What the exercise asks: Retype the whole listing, please, keeping every line exact and dropping the pictures.

Given material:
------------------------------------------------------------------------
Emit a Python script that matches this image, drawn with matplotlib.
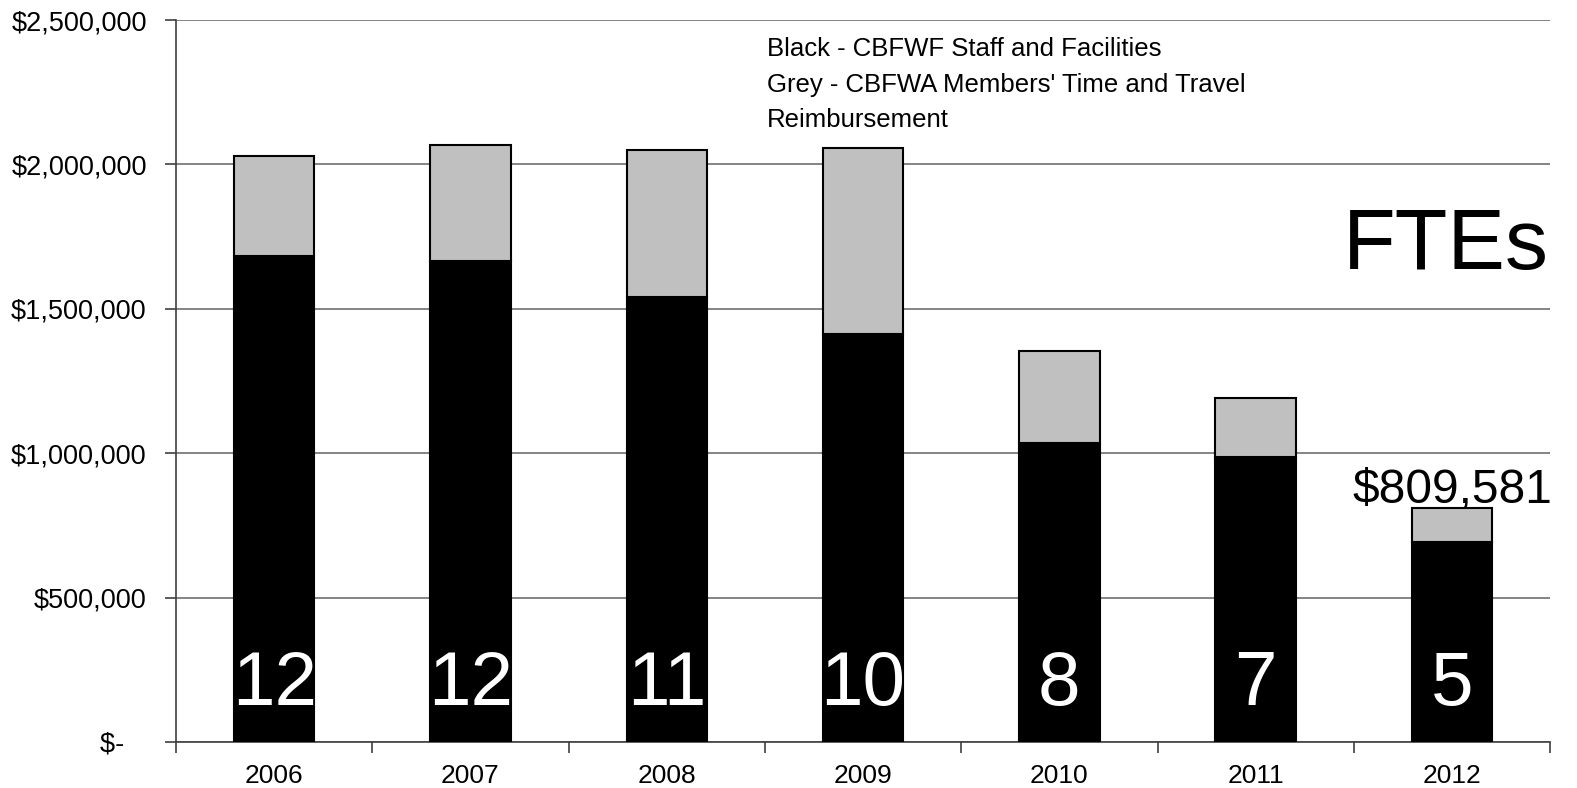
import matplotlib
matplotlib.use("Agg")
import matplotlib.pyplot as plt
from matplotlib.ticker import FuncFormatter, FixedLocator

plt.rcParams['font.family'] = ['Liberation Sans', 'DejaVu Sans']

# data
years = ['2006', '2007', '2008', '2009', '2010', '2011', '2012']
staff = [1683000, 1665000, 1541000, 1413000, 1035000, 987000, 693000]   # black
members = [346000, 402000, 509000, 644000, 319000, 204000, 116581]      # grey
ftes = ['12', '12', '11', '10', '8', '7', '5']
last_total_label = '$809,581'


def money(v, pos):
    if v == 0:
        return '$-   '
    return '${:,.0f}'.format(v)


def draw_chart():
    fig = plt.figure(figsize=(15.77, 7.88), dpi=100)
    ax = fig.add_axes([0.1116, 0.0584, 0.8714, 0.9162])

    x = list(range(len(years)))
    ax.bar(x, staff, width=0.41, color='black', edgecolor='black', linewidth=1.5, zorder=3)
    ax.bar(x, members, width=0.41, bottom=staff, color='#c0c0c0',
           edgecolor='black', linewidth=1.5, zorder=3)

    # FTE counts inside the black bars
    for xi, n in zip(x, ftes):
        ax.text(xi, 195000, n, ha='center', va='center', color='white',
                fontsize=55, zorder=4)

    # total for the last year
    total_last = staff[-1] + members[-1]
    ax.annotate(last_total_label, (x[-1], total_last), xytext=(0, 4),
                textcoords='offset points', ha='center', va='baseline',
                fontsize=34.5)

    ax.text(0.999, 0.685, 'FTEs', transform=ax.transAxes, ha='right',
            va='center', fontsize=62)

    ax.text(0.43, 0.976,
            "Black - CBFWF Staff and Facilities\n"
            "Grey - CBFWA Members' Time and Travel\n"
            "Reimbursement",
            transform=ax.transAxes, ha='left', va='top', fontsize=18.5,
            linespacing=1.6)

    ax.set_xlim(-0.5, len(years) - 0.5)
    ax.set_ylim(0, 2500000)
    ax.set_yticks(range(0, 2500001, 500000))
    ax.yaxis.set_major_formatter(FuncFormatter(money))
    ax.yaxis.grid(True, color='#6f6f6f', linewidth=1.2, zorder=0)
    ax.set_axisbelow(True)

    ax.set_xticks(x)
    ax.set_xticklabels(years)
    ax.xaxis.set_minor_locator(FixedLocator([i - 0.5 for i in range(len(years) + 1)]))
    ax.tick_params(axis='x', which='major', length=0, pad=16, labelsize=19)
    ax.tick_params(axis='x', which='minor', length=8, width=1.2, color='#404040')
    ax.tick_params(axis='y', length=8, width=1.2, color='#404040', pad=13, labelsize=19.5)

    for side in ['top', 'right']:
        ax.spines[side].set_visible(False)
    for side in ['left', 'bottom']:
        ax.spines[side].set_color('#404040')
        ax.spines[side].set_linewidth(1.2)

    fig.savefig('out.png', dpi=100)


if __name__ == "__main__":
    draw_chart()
------------------------------------------------------------------------
The completed task:
Emit a Python script that matches this image, drawn with matplotlib.
import matplotlib
matplotlib.use("Agg")
import matplotlib.pyplot as plt
from matplotlib.ticker import FuncFormatter, FixedLocator

plt.rcParams['font.family'] = ['Liberation Sans', 'DejaVu Sans']

# data
years = ['2006', '2007', '2008', '2009', '2010', '2011', '2012']
staff = [1683000, 1665000, 1541000, 1413000, 1035000, 987000, 693000]   # black
members = [346000, 402000, 509000, 644000, 319000, 204000, 116581]      # grey
ftes = ['12', '12', '11', '10', '8', '7', '5']
last_total_label = '$809,581'


def money(v, pos):
    if v == 0:
        return '$-   '
    return '${:,.0f}'.format(v)


def draw_chart():
    fig = plt.figure(figsize=(15.77, 7.88), dpi=100)
    ax = fig.add_axes([0.1116, 0.0584, 0.8714, 0.9162])

    x = list(range(len(years)))
    ax.bar(x, staff, width=0.41, color='black', edgecolor='black', linewidth=1.5, zorder=3)
    ax.bar(x, members, width=0.41, bottom=staff, color='#c0c0c0',
           edgecolor='black', linewidth=1.5, zorder=3)

    # FTE counts inside the black bars
    for xi, n in zip(x, ftes):
        ax.text(xi, 195000, n, ha='center', va='center', color='white',
                fontsize=55, zorder=4)

    # total for the last year
    total_last = staff[-1] + members[-1]
    ax.annotate(last_total_label, (x[-1], total_last), xytext=(0, 4),
                textcoords='offset points', ha='center', va='baseline',
                fontsize=34.5)

    ax.text(0.999, 0.685, 'FTEs', transform=ax.transAxes, ha='right',
            va='center', fontsize=62)

    ax.text(0.43, 0.976,
            "Black - CBFWF Staff and Facilities\n"
            "Grey - CBFWA Members' Time and Travel\n"
            "Reimbursement",
            transform=ax.transAxes, ha='left', va='top', fontsize=18.5,
            linespacing=1.6)

    ax.set_xlim(-0.5, len(years) - 0.5)
    ax.set_ylim(0, 2500000)
    ax.set_yticks(range(0, 2500001, 500000))
    ax.yaxis.set_major_formatter(FuncFormatter(money))
    ax.yaxis.grid(True, color='#6f6f6f', linewidth=1.2, zorder=0)
    ax.set_axisbelow(True)

    ax.set_xticks(x)
    ax.set_xticklabels(years)
    ax.xaxis.set_minor_locator(FixedLocator([i - 0.5 for i in range(len(years) + 1)]))
    ax.tick_params(axis='x', which='major', length=0, pad=16, labelsize=19)
    ax.tick_params(axis='x', which='minor', length=8, width=1.2, color='#404040')
    ax.tick_params(axis='y', length=8, width=1.2, color='#404040', pad=13, labelsize=19.5)

    for side in ['top', 'right']:
        ax.spines[side].set_visible(False)
    for side in ['left', 'bottom']:
        ax.spines[side].set_color('#404040')
        ax.spines[side].set_linewidth(1.2)

    fig.savefig('out.png', dpi=100)


if __name__ == "__main__":
    draw_chart()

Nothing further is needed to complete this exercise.